May it be return prime (a, b-1) ; ?
To improve efficiency, think more about your conditions. Do you really need test every factor from 2 to N? Is there a different stopping point that will help tests of prime numbers complete more quickly?
To make a better API, consider making the recursive method private, with a public entry point that helps bootstrap the process. For example:
public static boolean prime(int n) {
return recurse(n, n);
}
private static boolean recurse(int a, int b) {
...
}
Making a method private means that it can't be called from another class. It's effectively invisible to users of the class. The intent here is to hide the "ugly" extra parameter by providing a public helper method.
Think about the factors of some composite numbers. 10 factors to 5×2. 12 factors to 6×2. 14 factors to 7×2. Now think about 25. 25 factors to 5×5. What about 9? Do you see a pattern? By the way, if this isn't homework, please let me know. Being this didactic is hard on me.

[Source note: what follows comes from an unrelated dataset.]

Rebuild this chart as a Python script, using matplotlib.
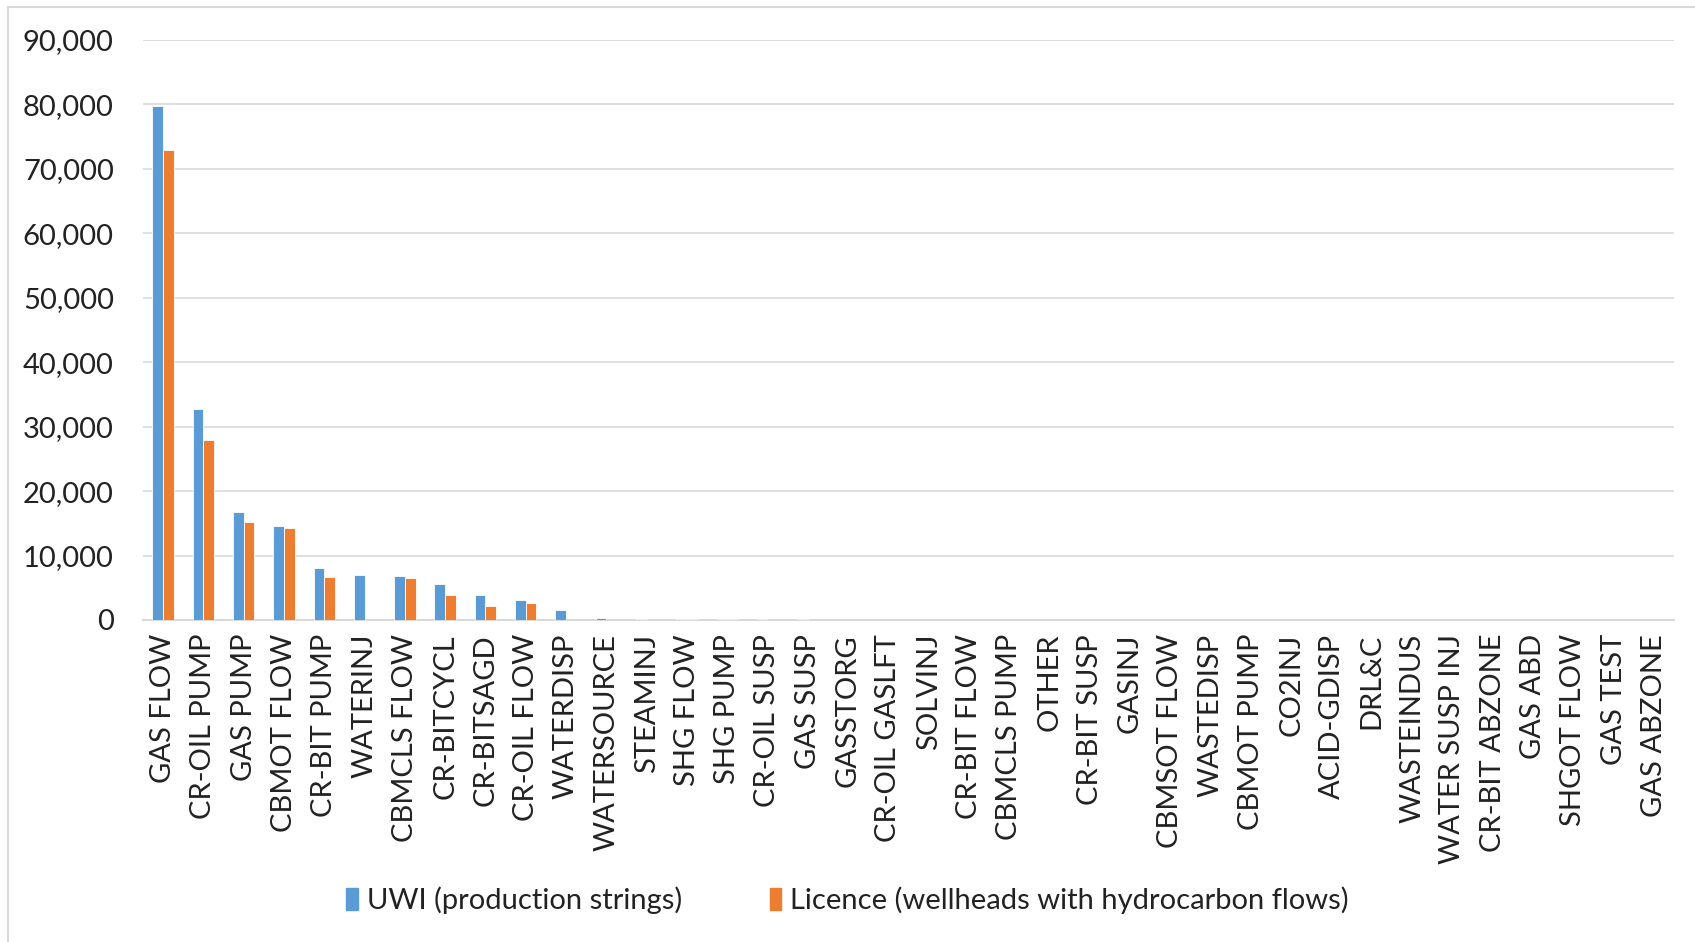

In answer to why 7 isn't working, pretend you're the computer and work through your logic. Here's what you wrote.
class prime
{
public static boolean prime (int a, int b)
{
if (a == 0)
{
return false;
}
else if (a%(b-1) == 0)
{
return false;
}
else if (b>1)
{
// Have to add the return statement
// here as others have pointed out!
return prime(a, b-1);
}
else
{
return true;
}
}
public static void main (String[] arg)
{
System.out.println (prime (45, 45)) ;
}
}
So let's start with 7.
if(7 == 0) // not true, don't enter this block
else if(7 % 6 == 0) // not true
else if(7 > 1) // true, call prime(7, 6)
if(7 == 0) // not true, don't enter this block
else if(7 % 5 == 0) // not true
else if(6 > 1) // true, call prime(7, 5)
if(7 == 0) // not true, don't enter this block
else if(7 % 4 == 0) // not true
else if(5 > 1) // true, call prime(7, 4)
... keep going down to calling prime(7, 2)
if(7 == 0) // not true, don't enter this block
else if(7 % 1 == 0) true, return false
When you get down to calling prime(n, 2), it will always return false because you have a logic error.
Your recursive method must return a value so it can unroll.
public static boolean prime (int a, int b)
{
if (a == 0)
{
return false;
}
else if (a%(b-1) == 0)
{
return false;
}
else if (b>1)
{
return prime (a, b-1) ;
}
else
{
return true;
}
}
I might write it a different way, but that is the reason that you are not able to compile the code.
I think the original question was answered already - you need to insert return in the body of else if (b>1) - I just wanted to point out that your code still will crash when given 1 as the value for b, throwing an ArithmeticException since a%(b-1) will be evaluated to a%0, causing a division by zero.
You can avoid this by making the first if-statement if (a == 0 || b == 1) {}
This won't improve the way the program finds primes, it just makes sure there is one less way to crash it.
Similar to #paxdiblo's answer, but slightly more efficient.
public static boolean isPrime(int num) {
if (num <= 1 || (num & 1) == 0) return false;
for (int t = 3; t * t <= num; t += 2)
if (num % t == 0)
return false;
return true;
}
Once it is determined that the number is not even, all the even numbers can be skipped. This will halve the numbers which need to be checked.